Wednesday, July 06, 2005

July

Last night I went to sleep just after the half of the second episode of Mobile Suit Gundam Wing: Operation 1. I thing the name was The Gundam Deathscythe. It's the one where Heero meets Duo for the first time.

I woke up not feeling too good. Physically, I'm fine. I always get depressed around this time of year. It just seems like the type of "Oh my fucking God! I'm going to slit my fucking wrists soon," type of feeling. You know the feeling that the only place for you is in hell.

I got up and put as much of my laundry together as would fit in my laundry bag. Mickey came, without calling. My sister and Mickey asking me "What's the matter?" I asked Mickey if she'd go to the laundry with me, she agreed. Today was the first time since Destiny left me, three (3) years on the 28th, that I cried. I got up and went into the kitchen, no one saw me. It lasted seconds. I expect more. By my birthday I expect to drown in them, my tears I mean.

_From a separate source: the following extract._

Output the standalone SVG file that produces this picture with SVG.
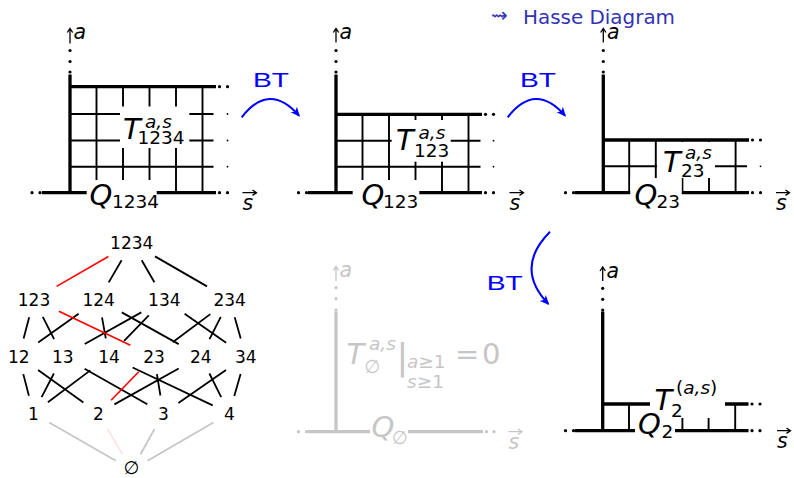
<svg xmlns="http://www.w3.org/2000/svg" width="794" height="478" viewBox="0 0 794 478">
<defs>
<style>
.k{stroke:#000;stroke-width:3.3;fill:none}
.t{stroke:#000;stroke-width:1.9;fill:none}
.d{fill:#000}
.ax{stroke:#000;stroke-width:1.3;fill:none}
.g .k,.g .t,.g .ax{stroke:#c6c6c6}
.g .d{fill:#c6c6c6}
.g text{fill:#c6c6c6}
.w{fill:#fff}
.m{font-family:"DejaVu Sans",sans-serif;font-style:italic;font-size:29px;fill:#000}
.sb{font-family:"DejaVu Sans",sans-serif;font-style:italic;font-size:18.5px;fill:#000}
.al{font-family:"DejaVu Sans",sans-serif;font-style:italic;font-size:20.5px;fill:#000}
.up{font-style:normal}
.h{font-family:"DejaVu Sans",sans-serif;font-size:17px;text-anchor:middle;fill:#000}
.e{stroke:#000;stroke-width:1.8;fill:none}
.r{stroke:#f00;stroke-width:1.6}
.gy{stroke:#c6c6c6}
.pk{stroke:#fde4e4}
.bt{font-family:"Liberation Sans",Arial,sans-serif;font-size:21px;fill:#00f}
.ba{stroke:#00f;stroke-width:2;fill:none;marker-end:url(#ab)}
</style>
<marker id="ab" viewBox="-9 -5 11 10" refX="0" refY="0" markerWidth="11" markerHeight="10" markerUnits="userSpaceOnUse" orient="auto">
<path d="M1.5,0 L-8,-4.2 L-5.5,0 L-8,4.2 Z" fill="#00f"/>
</marker>
</defs>
<rect width="794" height="478" fill="#fff"/>

<!-- Panel T1234 -->
<g id="panel-1234">
<g class="t">
<path d="M70,114H213.5M70,140.5H213.5M70,166.7H213.5"/>
<path d="M96.5,86.7V192.7M123,86.7V192.7M149.5,86.7V192.7M176,86.7V192.7M202.5,86.7V192.7"/>
</g>
<path class="k" d="M70,74.5V194.3M70,86.7H216M42,192.7H216"/>
<g class="d">
<circle cx="70" cy="50.5" r="1.6"/><circle cx="70" cy="61.5" r="1.6"/><circle cx="70" cy="72" r="1.6"/>
<circle cx="219.5" cy="86.7" r="1.6"/><circle cx="227.5" cy="86.7" r="1.6"/>
<circle cx="219.5" cy="192.7" r="1.6"/><circle cx="227.5" cy="192.7" r="1.6"/>
<circle cx="32" cy="192.7" r="1.6"/><circle cx="40" cy="192.7" r="1.6"/>
<circle cx="227.5" cy="114" r="0.9"/><circle cx="227.5" cy="140.5" r="0.9"/><circle cx="227.5" cy="166.7" r="0.9"/>
</g>
<rect class="w" x="120" y="106.5" width="69.3" height="41.5"/>
<rect class="w" x="86.7" y="180" width="70" height="27"/>
<text class="m" x="123" y="138.5">T</text>
<text class="sb" x="145" y="127.5">a,s</text>
<text class="sb up" x="137.5" y="144">1234</text>
<text class="m" x="89.5" y="204.5">Q</text>
<text class="sb up" x="112" y="207.5">1234</text>
<path class="ax" d="M70,43.5V29M67.3,32.5L70,28.5L72.7,32.5"/>
<text class="al" x="73.5" y="38.5">a</text>
<path class="ax" d="M242.5,192.7H256M252.5,190L256.5,192.7L252.5,195.4"/>
<text class="al" x="242.5" y="210">s</text>
</g>

<!-- Panel T123 -->
<g id="panel-123">
<g class="t">
<path d="M336,140.7H480.5M336,166.7H480.5"/>
<path d="M362.5,114.3V192.7M389,114.3V192.7M415.5,114.3V192.7M442,114.3V192.7M468.5,114.3V192.7"/>
</g>
<path class="k" d="M336,74.5V194.3M336,114.3H482M308,192.7H482"/>
<g class="d">
<circle cx="336" cy="50.5" r="1.6"/><circle cx="336" cy="61.5" r="1.6"/><circle cx="336" cy="72" r="1.6"/>
<circle cx="485.5" cy="114.3" r="1.6"/><circle cx="493.5" cy="114.3" r="1.6"/>
<circle cx="485.5" cy="192.7" r="1.6"/><circle cx="493.5" cy="192.7" r="1.6"/>
<circle cx="298.5" cy="192.7" r="1.6"/><circle cx="306.5" cy="192.7" r="1.6"/>
<circle cx="493.5" cy="140.7" r="0.9"/><circle cx="493.5" cy="166.7" r="0.9"/>
</g>
<rect class="w" x="391.7" y="120" width="59" height="41.7"/>
<rect class="w" x="352.7" y="180" width="66.6" height="27"/>
<text class="m" x="396" y="150">T</text>
<text class="sb" x="418.5" y="138.5">a,s</text>
<text class="sb up" x="414" y="157">123</text>
<text class="m" x="361.5" y="204.5">Q</text>
<text class="sb up" x="383" y="207.5">123</text>
<path class="ax" d="M336,42.5V29M333.3,32.5L336,28.5L338.7,32.5"/>
<text class="al" x="339.5" y="38.5">a</text>
<path class="ax" d="M509.5,192.7H523M519.5,190L523.5,192.7L519.5,195.4"/>
<text class="al" x="509.5" y="210">s</text>
</g>

<!-- Panel T23 -->
<g id="panel-23">
<g class="t">
<path d="M603.3,166.3H747"/>
<path d="M629.2,140V192.7M655.8,140V192.7M682.4,140V192.7M709,140V192.7M735.6,140V192.7"/>
</g>
<path class="k" d="M603.3,74.5V194.3M603.3,140H749M575,192.7H749"/>
<g class="d">
<circle cx="603.3" cy="50.5" r="1.6"/><circle cx="603.3" cy="61.5" r="1.6"/><circle cx="603.3" cy="72" r="1.6"/>
<circle cx="752.5" cy="140" r="1.6"/><circle cx="760.5" cy="140" r="1.6"/>
<circle cx="752.5" cy="192.7" r="1.6"/><circle cx="760.5" cy="192.7" r="1.6"/>
<circle cx="565.5" cy="192.7" r="1.6"/><circle cx="573.5" cy="192.7" r="1.6"/>
<circle cx="760.5" cy="166.3" r="0.9"/>
</g>
<rect class="w" x="657" y="142" width="58" height="36"/>
<rect class="w" x="630.3" y="178" width="51.4" height="30"/>
<text class="m" x="663" y="172">T</text>
<text class="sb" x="685" y="159">a,s</text>
<text class="sb up" x="681" y="177">23</text>
<text class="m" x="634.5" y="204.5">Q</text>
<text class="sb up" x="656.5" y="207.5">23</text>
<path class="ax" d="M603.3,42.5V29M600.6,32.5L603.3,28.5L606,32.5"/>
<text class="al" x="607" y="38.5">a</text>
<path class="ax" d="M776,192.7H789.5M785.5,190L789.5,192.7L785.5,195.4"/>
<text class="al" x="776" y="210">s</text>
</g>

<!-- Panel T2 -->
<g id="panel-2">
<path class="t" d="M629,404V430.7M682.4,404V430.7M708.6,404V430.7M735.2,404V430.7"/>
<path class="k" d="M602.7,311.5V432.3M602.7,404H650M725,404H748.5M575,430.7H748.5"/>
<g class="d">
<circle cx="602.7" cy="288.3" r="1.6"/><circle cx="602.7" cy="299.3" r="1.6"/><circle cx="602.7" cy="310" r="1.6"/>
<circle cx="752" cy="404" r="1.6"/><circle cx="760" cy="404" r="1.6"/>
<circle cx="752" cy="430.7" r="1.6"/><circle cx="760" cy="430.7" r="1.6"/>
<circle cx="565.5" cy="430.7" r="1.6"/><circle cx="573.5" cy="430.7" r="1.6"/>
</g>
<rect class="w" x="650" y="378" width="75" height="40"/>
<rect class="w" x="635" y="418" width="40" height="28"/>
<text class="m" x="654.5" y="410">T</text>
<text class="sb up" x="671" y="417">2</text>
<text class="sb" x="676" y="393.5"><tspan class="up">(</tspan>a,s<tspan class="up">)</tspan></text>
<text class="m" x="638" y="434">Q</text>
<text class="sb up" x="661.5" y="438">2</text>
<path class="ax" d="M602.7,281V267.5M600,271L602.7,267L605.4,271"/>
<text class="al" x="606.5" y="277.5">a</text>
<path class="ax" d="M777,430.7H790.5M786.5,428L790.5,430.7L786.5,433.4"/>
<text class="al" x="777" y="448">s</text>
</g>

<!-- Grey panel T_empty -->
<g id="panel-empty" class="g">
<path class="k" d="M336,311.5V433.3M308,431.7H483"/>
<g class="d">
<circle cx="336" cy="287.7" r="1.6"/><circle cx="336" cy="298.7" r="1.6"/><circle cx="336" cy="310" r="1.6"/>
<circle cx="486.5" cy="431.7" r="1.6"/><circle cx="494" cy="431.7" r="1.6"/>
<circle cx="298.5" cy="431.7" r="1.6"/><circle cx="306.5" cy="431.7" r="1.6"/>
</g>
<rect class="w" x="370" y="418" width="38" height="28"/>
<text class="m" x="346.5" y="364">T</text>
<text class="sb" x="369" y="350">a,s</text>
<text class="sb up" x="364.5" y="373">∅</text>
<text class="m up" x="396.5" y="368.5" style="font-size:35px">|</text>
<text class="sb" x="407" y="367.5">a<tspan class="up">≥1</tspan></text>
<text class="sb" x="407" y="387.5">s<tspan class="up">≥1</tspan></text>
<text class="m up" x="455" y="363.5">=</text>
<text class="m up" x="482" y="363.5">0</text>
<text class="m" x="371.5" y="437">Q</text>
<text class="sb up" x="392" y="444">∅</text>
<path class="ax" d="M336,281V267M333.3,270.5L336,266.5L338.7,270.5"/>
<text class="al" x="339.5" y="277">a</text>
<path class="ax" d="M508.5,431.7H522M518,429L522,431.7L518,434.4"/>
<text class="al" x="508.5" y="449">s</text>
</g>

<!-- Hasse diagram label -->
<g id="hasse-title" font-family="DejaVu Sans, sans-serif" font-size="20" fill="#3333b3">
<text x="491" y="22">⇝</text>
<text x="523" y="23.5" textLength="152" lengthAdjust="spacingAndGlyphs">Hasse Diagram</text>
</g>

<!-- Connectors -->
<g id="connectors">
<g class="e">
<path d="M121.6,260.2L108.7,282.4M141.7,260.3L154.4,282.3M155,256.4L207,286.4"/>
<path d="M29.2,317.3L23.6,338.5M42.8,316.9L54.1,339.1M78.6,313.8L38.2,342.5M102,317.4L105.8,338.4M121.8,312.4L178.7,344.1M141.3,312.4L84.7,344M148.8,315.4L124.1,340.8M184.6,313.7L226.1,342.7M210.3,314.1L172.7,342.2M220.8,316.8L209.5,339.1M234.7,317.3L240.7,338.6"/>
<path d="M23.3,374.1L28.9,395.8M38.1,370.1L83.4,402.6M53.9,373.5L41.6,397.2M84.6,368.7L147.3,404.2M90.3,370.4L47.9,402.3M132.6,367.5L212.7,405.4M156.9,374.2L160.4,395.5M178.7,368.5L114.4,404.4M209.4,373.5L221.2,397.1M226,369.9L178.4,402.9M240.6,374L234.3,396"/>
<path class="gy" d="M49.2,422.5L115.8,460.8M154.5,429.1L140.5,454.2M213.4,422.5L147.6,460.8"/>
<path class="pk" d="M107.5,428.9L122.5,454.4"/>
<path class="r" d="M108.4,256.5L56.6,286.4M58.9,311.3L130.4,345.2M138.8,371.8L111.1,400.3"/>
</g>
<path class="ba" d="M241.7,117.3Q269.2,81.6 299,115.6"/>
<path class="ba" d="M507.7,117.3Q535.2,81.6 565,115.6"/>
<path class="ba" d="M550,231.7Q513.9,268 548.3,303.8"/>
<text class="bt" x="253" y="86.7" textLength="36" lengthAdjust="spacingAndGlyphs">BT</text>
<text class="bt" x="520" y="86.7" textLength="36" lengthAdjust="spacingAndGlyphs">BT</text>
<text class="bt" x="486.7" y="290" textLength="36" lengthAdjust="spacingAndGlyphs">BT</text>
</g>

<!-- Hasse nodes -->
<g id="n1234"><text class="h" x="131.7" y="249.2">1234</text></g>
<g id="n123"><text class="h" x="34" y="305.7">123</text></g>
<g id="n124"><text class="h" x="98.7" y="305.7">124</text></g>
<g id="n134"><text class="h" x="164.3" y="305.7">134</text></g>
<g id="n234"><text class="h" x="229.7" y="305.7">234</text></g>
<g id="n12"><text class="h" x="18.8" y="362.5">12</text></g>
<g id="n13"><text class="h" x="62.8" y="362.5">13</text></g>
<g id="n14"><text class="h" x="109" y="362.5">14</text></g>
<g id="n23"><text class="h" x="154" y="362.5">23</text></g>
<g id="n24"><text class="h" x="200.7" y="362.5">24</text></g>
<g id="n34"><text class="h" x="245.7" y="362.5">34</text></g>
<g id="n1"><text class="h" x="33.3" y="419.5">1</text></g>
<g id="n2"><text class="h" x="98.3" y="419.5">2</text></g>
<g id="n3"><text class="h" x="163.3" y="419.5">3</text></g>
<g id="n4"><text class="h" x="229.3" y="419.5">4</text></g>
<g id="nempty"><text class="h" x="131.7" y="473.5" fill="#c6c6c6" style="font-size:18px">∅</text></g>
</svg>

I ended up going alone. I am alone. Destiny told me once that I would die alone. She wasn't the first to tell me the and not the last, but it meant a lot more coming from her. At the time, it meant that she and I wouldn't be together. Here I am, I haven't been with anyone since she left, emotionally anyway. Even when I tried, like with Cynhia, it just seems it wasn't meant to happen.

I'm back now. I'm beating back my tears as I write. I always thought it was funny that I, the "Big Bad," could cry. People who have seen me might have thought it was about them, but it was about me being alone. I even answered my phone, it wasn't even for me, Mickey was asking for Darrell.